Y ajoutant et faute de redditions de comptes en janvier 2016 et 2017, malgré mise en demeure, il convient de condamner la société EMC Productions à communiquer à l’association Urbanaxe les pièces relatives à la rémunération variable éventuelle de cette dernière, telle que prévue à l’article 8 du contrat, ce que n’empêche nullement l’absence prétendue de possibilité d’exploitation télévisuelle.

Enfin l’ancienneté de l’obligation justifie le prononcé d’une astreinte dans les termes du dispositif.

En revanche, l’association Urbanaxe ne justifie à l’évidence d’aucune somme à laquelle la société EMC Productions puisse être condamnée à titre provisionnel au titre de cette rémunération variable. Il n’y a donc pas lieu à référé sur sa demande de condamnation de la société EMC Productions au ‘règlement des sommes dues’.
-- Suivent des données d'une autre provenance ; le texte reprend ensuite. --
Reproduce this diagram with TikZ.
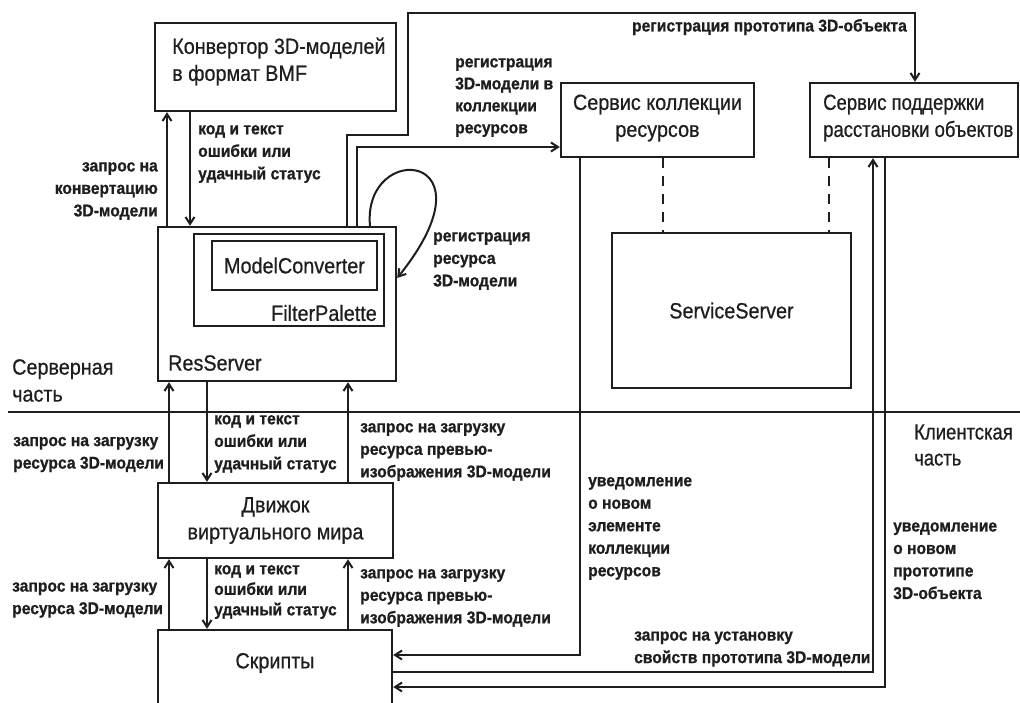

Le premier juge a fait une application fondée de l’article 696 du code de procédure civile et équitable de l’article 700 du même code. A hauteur d’appel, l’équité commande de condamner la société EMC Productions à payer à l’association Urbanaxe une indemnité de procédure complémentaire de 3.000 €.

La société EMC Productions, partie perdante, doit supporter la charge des dépens, conformément à l’article 696 du code de procédure civile.

PAR CES MOTIFS

CONFIRME l’ordonnance entreprise en toutes ses dispositions ;

CONSTATE que la société EMC Productions s’y est conformée au titre de l’exécution provisoire ;

Y ajoutant,

CONDAMNE la société EMC Productions à communiquer à l’association Urbanaxe les redditions de comptes relatifs à la rémunération variable éventuellement due à l’association Urbanaxe, en exécution de l’article 8 du contrat litigieux signé entre elles le 27 août 2014 ;

ASSORTI cette injonction d’une astreinte de 100 € par jour de retard pendant trois mois, à compter du 30ème jour suivant celui de la signification de l’arrêt ;

CONDAMNE la société EMC Productions à payer à l ‘association Urbanaxe la somme supplémentaire de 3.000 € sur le fondement de l’article 700 du code de procédure civile ;

CONDAMNE la société EMC Productions aux dépens d’appel et REJETTE toute autre demande.